Son architecte en chef, Harry Anslinger, directeur du bureau fédéral des narcotiques, se cherchait une raison d'être dans l'Amérique de la Grande Dépression, et se lança dans une croisade idéologique tous azimuts, multipliant les corrélations hasardeuses et les dénonciations abusives (il s'indignait par exemple que la marijuana tende à favoriser les relations sexuelles entre femmes blanches et hommes noirs). Le rapport La Guardia de 1944, reprenant les conclusions de l'Académie de médecine de New York, conclut pourtant à l'innocuité du cannabis ; près de trente ans plus tard, la commission Shafer, présidée par des républicains conservateurs, demanda sa dépénalisation.
Mais les névroses de Richard Nixon puis de Nancy Reagan eurent raison de l'évidence scientifique. Et la France, en criminalisant à son tour le cannabis dans les années 1970, n'a fait que suivre la tristement inefficace « guerre contre la drogue » lancée outre-Atlantique. Depuis, nos gouvernants s'appliquent eux aussi à enterrer les rapports, comme l'année dernière les conclusions de la mission interministérielle de lutte contre les drogues et les conduites addictives, qui préconisait à tout le moins de transformer le délit de consommation de cannabis en simple contravention. Faute de quoi, les 17 millions de Français ayant déjà fumé du cannabis restent toujours passibles d'un an de prison...
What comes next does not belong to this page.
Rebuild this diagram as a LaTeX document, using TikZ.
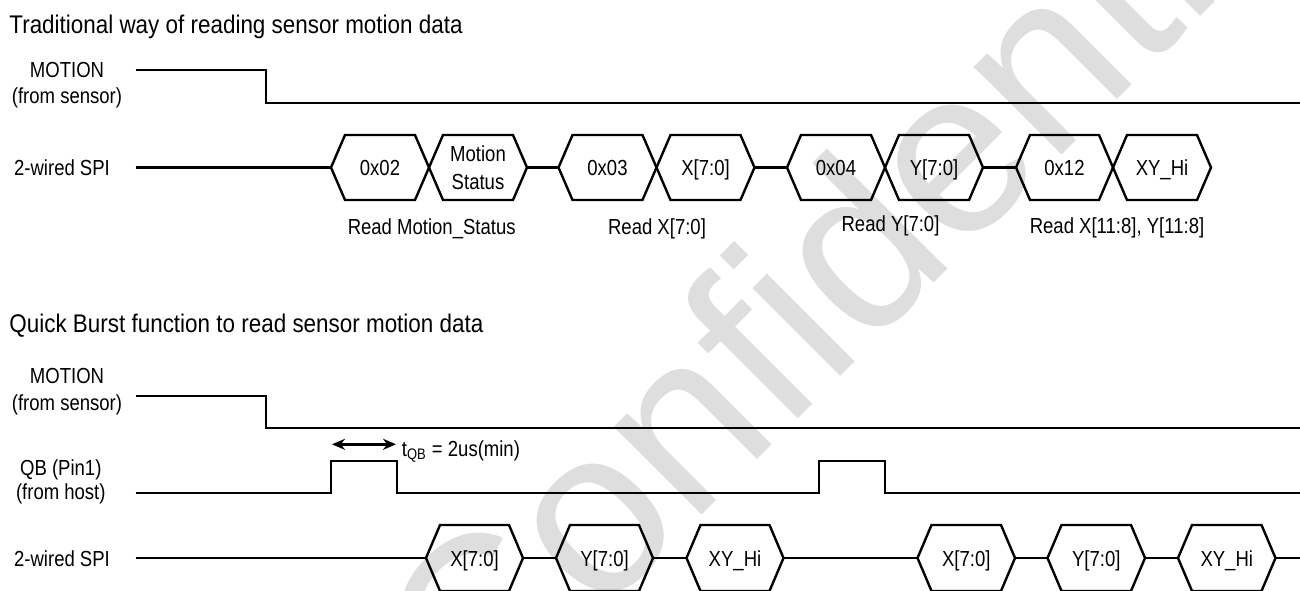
\documentclass[tikz,border=0pt]{standalone}
\usepackage{fontspec}
\setmainfont{Liberation Sans}[FakeStretch=0.85]
\newfontfamily\titlefont{Liberation Sans}[FakeStretch=0.88]
\newfontfamily\wmfont{Liberation Sans}
\usetikzlibrary{arrows.meta}
\newcommand{\hexa}[4]{% left point x, width, mid y, half height
  \draw[sig] (#1,#3) -- ++(14,-#4) -- ++(#2-28,0) -- ++(14,#4) -- ++(-14,#4) -- ++(28-#2,0) -- cycle;}
\begin{document}
\begin{tikzpicture}[x=0.5pt,y=-0.5pt,
  sig/.style={line width=1.2pt, line join=miter, line cap=butt},
  lbl/.style={inner sep=0pt, anchor=base, font=\fontsize{10.9pt}{13pt}\selectfont},
  ttl/.style={inner sep=0pt, anchor=base west, font=\titlefont\fontsize{12.75pt}{15pt}\selectfont},
  wm/.style={inner sep=0pt, anchor=base west, text=black!13, font=\wmfont\fontsize{117.5pt}{120pt}\selectfont}]
\useasboundingbox (0,0) rectangle (1300,590);
% watermark
\node[wm, rotate=45] (wmark) at (478,739) {Confidential};

% ---------- Section 1 ----------
\node[ttl] (t1) at (9,33.3) {Traditional way of reading sensor motion data};
\node[lbl] (m1a) at (67,77.3) {MOTION};
\node[lbl] (m1b) at (67,103.3) {(from sensor)};
\node[lbl] (s1) at (62,175.7) {2-wired SPI};
\draw[sig] (135.5,70) -- (265.7,70) -- (265.7,103) -- (1302,103);

\hexa{331}{98}{167.5}{32.5}
\hexa{429}{98}{167.5}{32.5}
\hexa{558.5}{98}{167.5}{32.5}
\hexa{656.5}{98}{167.5}{32.5}
\hexa{787}{98}{167.5}{32.5}
\hexa{885}{98}{167.5}{32.5}
\hexa{1016}{97}{167.5}{32.5}
\hexa{1113}{98}{167.5}{32.5}
\draw[sig] (135.5,167.5) -- (331,167.5);
\draw[sig] (527,167.5) -- (558.5,167.5);
\draw[sig] (754.5,167.5) -- (787,167.5);
\draw[sig] (983,167.5) -- (1016,167.5);

\node[lbl] (h1) at (380,175.5) {0x02};
\node[lbl, anchor=center, align=center, font=\fontsize{10.9pt}{13.8pt}\selectfont] (h2) at (478,167.7) {Motion\\Status};
\node[lbl] (h3) at (607.5,175.5) {0x03};
\node[lbl] (h4) at (705.5,175.5) {X[7:0]};
\node[lbl] (h5) at (836,175.5) {0x04};
\node[lbl] (h6) at (934,175.5) {Y[7:0]};
\node[lbl] (h7) at (1064.5,175.5) {0x12};
\node[lbl] (h8) at (1162,175.5) {XY\_Hi};

\node[lbl] (r1) at (431.7,234) {Read Motion\_Status};
\node[lbl] (r2) at (657,234) {Read X[7:0]};
\node[lbl] (r3) at (890.5,231.7) {Read Y[7:0]};
\node[lbl] (r4) at (1117,233.3) {Read X[11:8], Y[11:8]};

% ---------- Section 2 ----------
\node[ttl] (t2) at (9,332.7) {Quick Burst function to read sensor motion data};
\node[lbl] (m2a) at (67,383.3) {MOTION};
\node[lbl] (m2b) at (67,410) {(from sensor)};
\node[lbl] (q2a) at (60.8,475.7) {QB (Pin1)};
\node[lbl] (q2b) at (60.8,499.7) {(from host)};
\node[lbl] (s2) at (62,566.7) {2-wired SPI};
\draw[sig] (135.5,396) -- (266,396) -- (266,428) -- (1302,428);
\draw[sig] (135.5,493) -- (331,493) -- (331,461) -- (397,461) -- (397,493)
  -- (819,493) -- (819,461) -- (885,461) -- (885,493) -- (1302,493);

\coordinate (qbL) at (332,444.3);
\coordinate (qbR) at (396,444.3);
\draw[sig, {Stealth[length=6.5pt,width=5.5pt]}-{Stealth[length=6.5pt,width=5.5pt]}] (qbL) -- (qbR);
\node[lbl, anchor=base west] (tqb) at (401.5,456.7) {t\textsubscript{QB} = 2us(min)};

\hexa{426}{97}{558}{33}
\hexa{556}{97}{558}{33}
\hexa{686.5}{97}{558}{33}
\hexa{917.5}{97.5}{558}{33}
\hexa{1047.5}{97.5}{558}{33}
\hexa{1178}{97.5}{558}{33}
\draw[sig] (135.5,558) -- (426,558);
\draw[sig] (523,558) -- (556,558);
\draw[sig] (653,558) -- (686.5,558);
\draw[sig] (783.5,558) -- (917.5,558);
\draw[sig] (1015,558) -- (1047.5,558);
\draw[sig] (1145,558) -- (1178,558);
\draw[sig] (1275.5,558) -- (1302,558);

\node[lbl] (b1) at (474.5,566) {X[7:0]};
\node[lbl] (b2) at (604.5,566) {Y[7:0]};
\node[lbl] (b3) at (735,566) {XY\_Hi};
\node[lbl] (b4) at (966.25,566) {X[7:0]};
\node[lbl] (b5) at (1096.25,566) {Y[7:0]};
\node[lbl] (b6) at (1226.75,566) {XY\_Hi};
\end{tikzpicture}
\end{document}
La question n'est donc plus d'évaluer les mérites d'une prohibition qui n'aurait jamais dû voir le jour, mais de comprendre qui peut encore s'opposer à une politique de légalisation raisonnable, éprouvée, respectueuse de l'individu et bénéfique pour la société. Les signataires de la tribune marseillaise dénoncent à juste titre « un ordre moral qui ne repose sur aucun élément prouvé par la science ». Ils auraient pu ajouter que, bien souvent, les mêmes qui s'opposent à la légalisation au nom de principes indicibles, se lamentent que la France n'ait pas encore mis en place ces fameuses réformes-structurelles-que-tout-le-monde-connaît.
Comme si la rationalité politique devait s'exercer dans un cas, mais pas dans l'autre. Comme si l'on pouvait faire confiance à l'individu pour « se former », « être flexible », « entreprendre sa vie », mais pas pour gérer convenablement ses plaisirs. Si vous vous pensez réformateur vis-à-vis du droit du travail, élargissez la lunette, poussez le raisonnement, regardez le cannabis sous toutes ses facettes. Concluez.
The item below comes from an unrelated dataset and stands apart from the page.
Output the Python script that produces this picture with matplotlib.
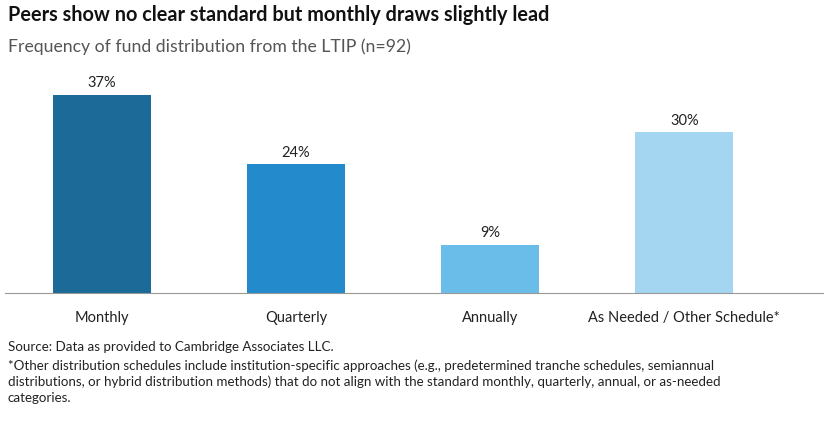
import matplotlib
matplotlib.use("Agg")
import matplotlib.pyplot as plt

categories = ["Monthly", "Quarterly", "Annually", "As Needed / Other Schedule*"]
values = [37, 24, 9, 30]
colors = ["#1b6a97", "#238bcc", "#6bbde9", "#a4d5f1"]

plt.rcParams['font.family'] = ['Lato', 'DejaVu Sans']
fig = plt.figure(figsize=(8.24, 4.31), dpi=100)
ax = fig.add_axes([5/824, (431-294)/431, 819/824, 225/431])
x = range(len(categories))
bars = ax.bar(x, values, width=0.505, color=colors)
for xi, v in zip(x, values):
    ax.text(xi, v + 1.0, f"{v}%", ha="center", va="bottom", fontsize=10.5, color="#222222")
ax.set_xlim(-0.5, 3.72)
ax.set_ylim(0, 42)
ax.set_xticks(list(x))
ax.set_xticklabels(categories, fontsize=10.5, color="#222222")
ax.tick_params(axis="x", length=0, pad=12)
ax.set_yticks([])
for s in ["top", "right", "left"]:
    ax.spines[s].set_visible(False)
ax.spines["bottom"].set_color("#999999")
ax.spines["bottom"].set_linewidth(0.8)

fig.text(8/824, 1-15/431, "Peers show no clear standard but monthly draws slightly lead",
         fontsize=14.3, fontweight="bold", va="center", color="#111111")
fig.text(8/824, 1-47/431, "Frequency of fund distribution from the LTIP (n=92)",
         fontsize=12.7, va="center", color="#555555")
fig.text(8/824, 1-347/431, "Source: Data as provided to Cambridge Associates LLC.",
         fontsize=9.6, va="center", color="#222222")
fig.text(8/824, 1-359/431,
         "*Other distribution schedules include institution-specific approaches (e.g., predetermined tranche schedules, semiannual\n"
         "distributions, or hybrid distribution methods) that do not align with the standard monthly, quarterly, annual, or as-needed\n"
         "categories.",
         fontsize=9.6, va="top", color="#222222", linespacing=1.4)
fig.savefig("out.png", dpi=100)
Les caves de l'Elysée contiennent, dit-on, quinze mille bouteilles des meilleurs vins français. Il est temps que son prochain occupant en tire les conséquences, et permette à ses compatriotes de savourer sans craindre le gendarme les moments de détente du corps et de l'esprit que la République offre si généreusement à ses hôtes.
Par Gaspard Koenig fondateur du think tank GenerationLibre.